Nous avons attendu son retour. Cela nous a semblé une éternité. Puis, il est apparu au coin de la rue, luttant pour farder son équilibre. Il était livide et totalement épuisé. Personne ne l'en aurait cru capable. Il est venu jusqu'à nous, le visage rayonnant ; puis, son père a enlevé les roues stabilisatrices et nous avons porté l'enfant et son vélo à l'étage. »



p. 39


« […] Chaque soir, lorsque je rentrais à la maison, je le trouvais assis sur la table de la cuisine, portant cet horrible Tee-shirt délavé qu'une de ses copines lui avait donné.  J'avais toujours peur que mes voisins ne le voient avec cette horreur et pensent que j'étais pas capable d'habiller correctement mes enfants. […] Chaque soir, je lui faisais des remarques, en commençant par « ce tee-shirt »... […] Ensuite, je me suis dit : « Si mon fils mourrait demain, aurais-je bien rempli mon rôle de mère ? » […] Quelque chose m'a frappée : j'étais prête, s'il venait à disparaître, à l'aimer pour ce qu'il avait été et pour ce qu'il avait lui-même aimé, mais je n'étais pas disposée à lui faire ce cadeau de son vivant. J'ai alors compris que ce tee-shirt avait une énorme importance pour lui. […] Ce soir-là, quand je suis rentrée, je lui ai dit qu'il pouvait porter ce tee-shirt autant qu'il le souhaitait. Je lui ai dit que je l'aimais tel qu'il était. […] »

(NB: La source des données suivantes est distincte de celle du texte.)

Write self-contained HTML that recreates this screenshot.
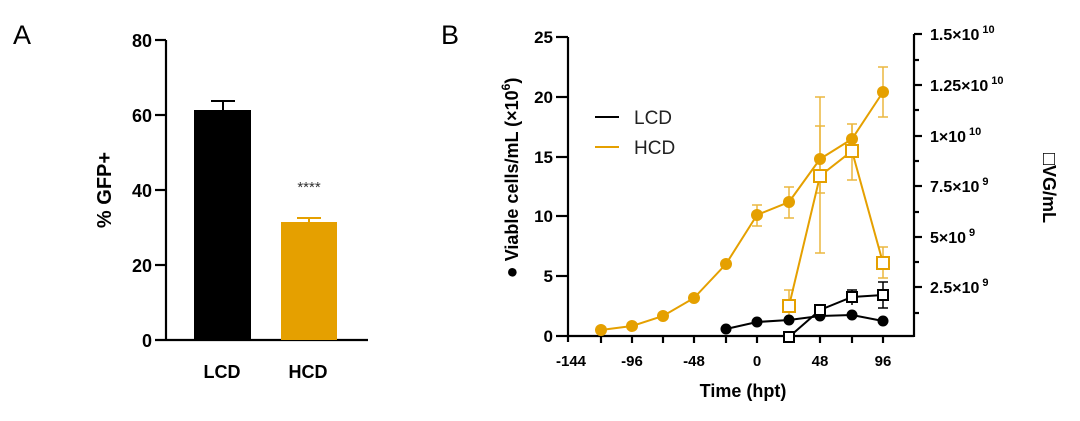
<!DOCTYPE html>
<html><head><meta charset="utf-8"><style>body{margin:0;background:#fff}svg{display:block}text{font-family:"Liberation Sans",Arial,sans-serif}</style></head><body>
<svg width="1080" height="421" viewBox="0 0 1080 421" xmlns="http://www.w3.org/2000/svg">
<!-- Panel A -->
<text x="13" y="44" font-size="27">A</text>
<g stroke="#000" stroke-width="2.2" fill="none">
<line x1="166" y1="40" x2="166" y2="341"/>
<line x1="155" y1="340" x2="368" y2="340"/>
<line x1="155" y1="40" x2="166" y2="40"/>
<line x1="155" y1="115" x2="166" y2="115"/>
<line x1="155" y1="190" x2="166" y2="190"/>
<line x1="155" y1="265" x2="166" y2="265"/>
</g>
<g font-size="18" font-weight="bold" text-anchor="end">
<text x="152" y="47">80</text><text x="152" y="122">60</text><text x="152" y="197">40</text><text x="152" y="272">20</text><text x="152" y="347">0</text>
</g>
<rect x="194" y="110" width="57" height="230" fill="#000"/>
<rect x="281" y="222" width="56" height="118" fill="#e5a000"/>
<g stroke="#000" stroke-width="2"><line x1="223" y1="110" x2="223" y2="101"/><line x1="211" y1="101" x2="235" y2="101"/></g>
<g stroke="#e5a000" stroke-width="2"><line x1="309" y1="222" x2="309" y2="218"/><line x1="297" y1="218" x2="321" y2="218"/></g>
<text x="309" y="192" font-size="15" text-anchor="middle" fill="#333">****</text>
<text x="222" y="378" font-size="18" font-weight="bold" text-anchor="middle">LCD</text>
<text x="308" y="378" font-size="18" font-weight="bold" text-anchor="middle">HCD</text>
<text transform="translate(111,190) rotate(-90)" font-size="20" font-weight="bold" text-anchor="middle">% GFP+</text>

<!-- Panel B -->
<text x="441" y="44" font-size="27">B</text>
<g stroke="#000" stroke-width="2.2" fill="none">
<line x1="568" y1="37" x2="568" y2="342"/>
<line x1="568" y1="336" x2="914" y2="336"/>
<line x1="914" y1="34" x2="914" y2="337"/>
<line x1="556" y1="37" x2="568" y2="37"/><line x1="556" y1="97" x2="568" y2="97"/><line x1="556" y1="157" x2="568" y2="157"/><line x1="556" y1="216" x2="568" y2="216"/><line x1="556" y1="276" x2="568" y2="276"/><line x1="556" y1="336" x2="568" y2="336"/>
<line x1="601" y1="336" x2="601" y2="343"/><line x1="632" y1="336" x2="632" y2="343"/><line x1="663" y1="336" x2="663" y2="343"/><line x1="694" y1="336" x2="694" y2="343"/><line x1="726" y1="336" x2="726" y2="343"/><line x1="757" y1="336" x2="757" y2="343"/><line x1="789" y1="336" x2="789" y2="343"/><line x1="820" y1="336" x2="820" y2="343"/><line x1="852" y1="336" x2="852" y2="343"/><line x1="883" y1="336" x2="883" y2="343"/>
<line x1="914" y1="34" x2="922" y2="34"/><line x1="914" y1="85" x2="922" y2="85"/><line x1="914" y1="136" x2="922" y2="136"/><line x1="914" y1="186" x2="922" y2="186"/><line x1="914" y1="237" x2="922" y2="237"/><line x1="914" y1="287" x2="922" y2="287"/>
<line x1="914" y1="60" x2="919" y2="60"/><line x1="914" y1="110" x2="919" y2="110"/><line x1="914" y1="161" x2="919" y2="161"/><line x1="914" y1="212" x2="919" y2="212"/><line x1="914" y1="262" x2="919" y2="262"/><line x1="914" y1="313" x2="919" y2="313"/>
</g>
<g font-size="17" font-weight="bold" text-anchor="end">
<text x="553" y="43">25</text><text x="553" y="103">20</text><text x="553" y="163">15</text><text x="553" y="222">10</text><text x="553" y="282">5</text><text x="553" y="342">0</text>
</g>
<g font-size="15" font-weight="bold" text-anchor="middle">
<text x="571" y="366">-144</text><text x="632" y="366">-96</text><text x="694" y="366">-48</text><text x="757" y="366">0</text><text x="820" y="366">48</text><text x="883" y="366">96</text>
</g>
<text x="743" y="397" font-size="18" font-weight="bold" text-anchor="middle">Time (hpt)</text>
<g font-size="16" font-weight="bold">
<text x="930" y="40">1.5×10<tspan font-size="11" dy="-7" dx="3">10</tspan></text>
<text x="930" y="91">1.25×10<tspan font-size="11" dy="-7" dx="3">10</tspan></text>
<text x="930" y="142">1×10<tspan font-size="11" dy="-7" dx="3">10</tspan></text>
<text x="930" y="192">7.5×10<tspan font-size="11" dy="-7" dx="3">9</tspan></text>
<text x="930" y="243">5×10<tspan font-size="11" dy="-7" dx="3">9</tspan></text>
<text x="930" y="293">2.5×10<tspan font-size="11" dy="-7" dx="3">9</tspan></text>
</g>
<text transform="translate(1043,188) rotate(90)" font-size="18" font-weight="bold" text-anchor="middle"><tspan font-size="20">□</tspan>VG/mL</text>
<text transform="translate(518,178) rotate(-90)" font-size="18" font-weight="bold" text-anchor="middle"><tspan font-size="20">●</tspan> Viable cells/mL (×10<tspan font-size="12" dy="-8">6</tspan><tspan dy="8">)</tspan></text>
<!-- legend -->
<line x1="595" y1="117" x2="619" y2="117" stroke="#000" stroke-width="2"/>
<line x1="595" y1="147" x2="619" y2="147" stroke="#e5a000" stroke-width="2"/>
<text x="634" y="124" font-size="19" fill="#222">LCD</text>
<text x="634" y="154" font-size="19" fill="#222">HCD</text>
<!-- HCD error bars -->
<g stroke="#e5a000" stroke-width="1.5" fill="none" opacity="0.75">
<path d="M757 226V205M752 226h10M752 205h10"/>
<path d="M789 218V187M784 218h10M784 187h10"/>
<path d="M820 193V126M815 193h10M815 126h10"/>
<path d="M852 153V124M847 153h10M847 124h10"/>
<path d="M883 117V67M878 117h10M878 67h10"/>
<path d="M789 318V290M784 290h10"/>
<path d="M820 253V97M815 253h10M815 97h10"/>
<path d="M852 180V124M847 180h10"/>
<path d="M883 278V247M878 278h10M878 247h10"/>
</g>
<g stroke="#000" stroke-width="1.5" fill="none">
<path d="M852 305V290M847 290h10"/>
<path d="M883 308V282M878 308h10M878 282h10"/>
</g>
<!-- HCD circles -->
<polyline fill="none" stroke="#e5a000" stroke-width="2" points="601,330 632,326 663,316 694,298 726,264 757,215 789,202 820,159 852,139 883,92"/>
<g fill="#e5a000"><circle cx="601" cy="330" r="6"/><circle cx="632" cy="326" r="6"/><circle cx="663" cy="316" r="6"/><circle cx="694" cy="298" r="6"/><circle cx="726" cy="264" r="6"/><circle cx="757" cy="215" r="6"/><circle cx="789" cy="202" r="6"/><circle cx="820" cy="159" r="6"/><circle cx="852" cy="139" r="6"/><circle cx="883" cy="92" r="6"/></g>
<!-- HCD squares -->
<polyline fill="none" stroke="#e5a000" stroke-width="2" points="789,306 820,176 852,151 883,263"/>
<g fill="#fff" stroke="#e5a000" stroke-width="2"><rect x="783" y="300" width="12" height="12"/><rect x="814" y="170" width="12" height="12"/><rect x="846" y="145" width="12" height="12"/><rect x="877" y="257" width="12" height="12"/></g>
<!-- LCD circles -->
<polyline fill="none" stroke="#000" stroke-width="2" points="726,329 757,322 789,320 820,316 852,315 883,321"/>
<g fill="#000"><circle cx="726" cy="329" r="5.5"/><circle cx="757" cy="322" r="5.5"/><circle cx="789" cy="320" r="5.5"/><circle cx="820" cy="316" r="5.5"/><circle cx="852" cy="315" r="5.5"/><circle cx="883" cy="321" r="5.5"/></g>
<!-- LCD squares -->
<polyline fill="none" stroke="#000" stroke-width="2" points="789,337 820,310 852,297 883,295"/>
<g fill="#fff" stroke="#000" stroke-width="2"><rect x="784" y="332" width="10" height="10"/><rect x="815" y="305" width="10" height="10"/><rect x="847" y="292" width="10" height="10"/><rect x="878" y="290" width="10" height="10"/></g>
</svg>
</body></html>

La mort nous confronte à nos limites et à notre vulnérabilité. Elle nous met face aussi à nos force et notre adaptabilité.

Elle nous rappelle que, malgré nos certitudes, nous sommes tous humains et que nos réactions face à l'inévitable sont imprévisibles.

En acceptant cette réalité, nous pouvons apprendre à vivre avec plus de compassion, de gratitude et de présence. La mort n'est pas seulement une fin, c'est aussi une invitation à vivre pleinement et authentiquement. Bien que difficile à appréhender, elle peut aussi devenir une occasion de célébrer la vie et de chérir chaque instant passé avec ceux que nous aimons.